— begin —

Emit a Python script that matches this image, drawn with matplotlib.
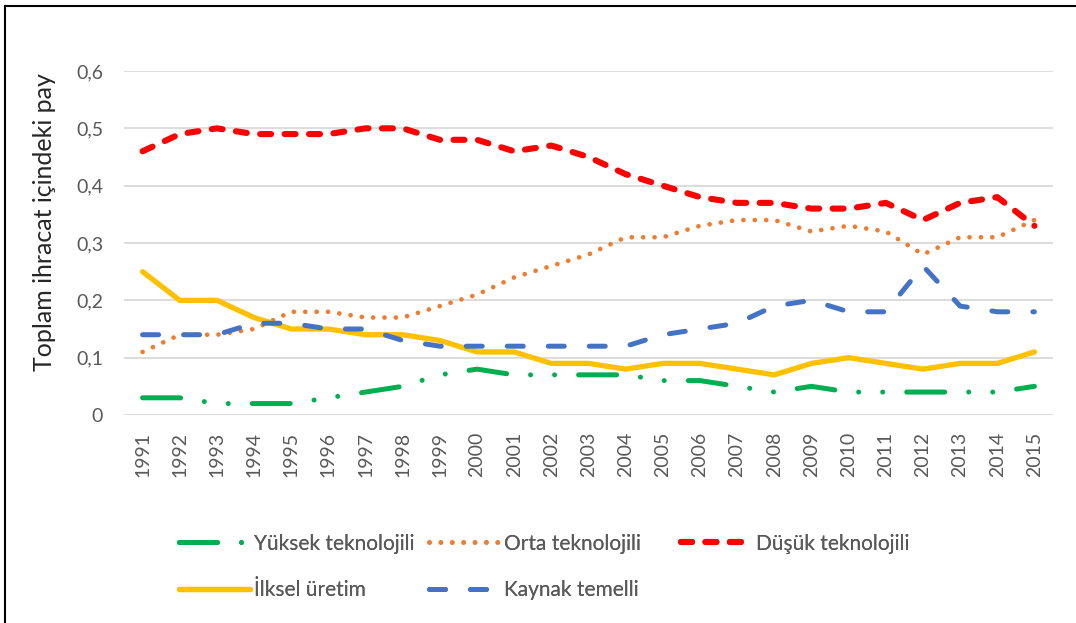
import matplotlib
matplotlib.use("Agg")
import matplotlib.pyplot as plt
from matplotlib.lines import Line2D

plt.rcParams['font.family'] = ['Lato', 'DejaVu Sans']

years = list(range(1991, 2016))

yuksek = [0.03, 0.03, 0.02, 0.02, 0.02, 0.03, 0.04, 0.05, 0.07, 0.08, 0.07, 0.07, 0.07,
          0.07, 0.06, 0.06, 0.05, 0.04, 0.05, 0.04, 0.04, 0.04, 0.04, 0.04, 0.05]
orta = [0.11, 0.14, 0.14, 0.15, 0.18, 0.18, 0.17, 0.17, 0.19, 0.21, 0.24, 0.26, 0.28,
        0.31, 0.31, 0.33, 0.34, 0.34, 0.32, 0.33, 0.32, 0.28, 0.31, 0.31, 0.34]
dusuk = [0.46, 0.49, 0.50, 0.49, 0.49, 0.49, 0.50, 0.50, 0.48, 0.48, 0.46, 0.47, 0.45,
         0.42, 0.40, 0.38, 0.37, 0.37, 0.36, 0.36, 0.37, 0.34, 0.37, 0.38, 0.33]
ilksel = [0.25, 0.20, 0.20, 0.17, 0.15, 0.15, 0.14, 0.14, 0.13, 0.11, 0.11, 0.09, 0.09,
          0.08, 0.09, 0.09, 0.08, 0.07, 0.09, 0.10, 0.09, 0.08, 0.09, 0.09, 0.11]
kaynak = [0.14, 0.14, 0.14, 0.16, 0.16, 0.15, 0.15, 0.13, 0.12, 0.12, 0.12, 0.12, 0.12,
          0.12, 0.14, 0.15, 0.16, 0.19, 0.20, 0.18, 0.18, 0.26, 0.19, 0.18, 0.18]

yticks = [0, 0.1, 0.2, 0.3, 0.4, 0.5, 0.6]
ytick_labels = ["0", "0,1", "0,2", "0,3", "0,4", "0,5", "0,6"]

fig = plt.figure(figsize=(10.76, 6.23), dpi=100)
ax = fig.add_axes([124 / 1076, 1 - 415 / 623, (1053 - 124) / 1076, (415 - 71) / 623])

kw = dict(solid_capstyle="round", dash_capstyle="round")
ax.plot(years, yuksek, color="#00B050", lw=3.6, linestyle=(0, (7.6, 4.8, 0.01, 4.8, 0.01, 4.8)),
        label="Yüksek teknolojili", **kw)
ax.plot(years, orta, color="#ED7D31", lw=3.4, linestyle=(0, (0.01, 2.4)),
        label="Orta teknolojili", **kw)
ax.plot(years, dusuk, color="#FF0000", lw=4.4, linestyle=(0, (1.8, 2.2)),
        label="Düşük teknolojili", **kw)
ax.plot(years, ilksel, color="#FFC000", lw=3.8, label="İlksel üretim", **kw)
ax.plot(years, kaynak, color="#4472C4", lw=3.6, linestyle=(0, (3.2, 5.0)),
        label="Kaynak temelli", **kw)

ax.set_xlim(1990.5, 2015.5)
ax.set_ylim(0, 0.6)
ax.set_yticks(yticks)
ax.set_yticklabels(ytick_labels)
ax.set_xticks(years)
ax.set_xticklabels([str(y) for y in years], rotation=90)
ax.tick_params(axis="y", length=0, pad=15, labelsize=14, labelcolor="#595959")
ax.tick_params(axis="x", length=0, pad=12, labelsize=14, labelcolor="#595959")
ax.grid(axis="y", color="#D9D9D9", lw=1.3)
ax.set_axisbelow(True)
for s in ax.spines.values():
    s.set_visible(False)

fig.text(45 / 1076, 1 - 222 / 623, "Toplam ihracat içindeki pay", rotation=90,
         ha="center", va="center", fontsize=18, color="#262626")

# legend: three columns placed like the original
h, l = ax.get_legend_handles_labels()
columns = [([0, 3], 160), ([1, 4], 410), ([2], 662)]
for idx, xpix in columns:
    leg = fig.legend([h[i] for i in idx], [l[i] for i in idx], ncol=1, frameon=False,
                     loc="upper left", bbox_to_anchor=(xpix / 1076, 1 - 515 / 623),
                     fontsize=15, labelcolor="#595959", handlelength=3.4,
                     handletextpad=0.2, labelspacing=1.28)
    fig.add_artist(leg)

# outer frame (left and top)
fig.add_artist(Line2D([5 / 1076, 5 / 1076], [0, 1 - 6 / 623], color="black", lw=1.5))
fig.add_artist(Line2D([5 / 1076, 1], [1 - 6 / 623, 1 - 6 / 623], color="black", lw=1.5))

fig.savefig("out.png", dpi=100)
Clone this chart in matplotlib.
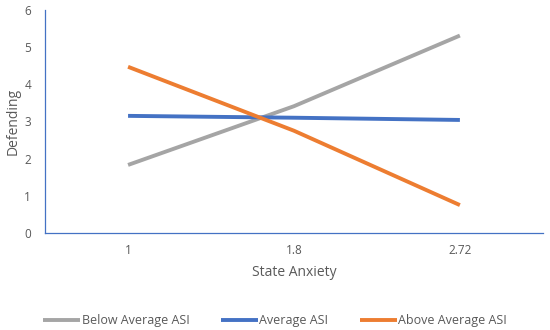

— end —

From the listing, copy each line containing the word "this".

Emit a Python script that matches this image, drawn with matplotlib.
Clone this chart in matplotlib.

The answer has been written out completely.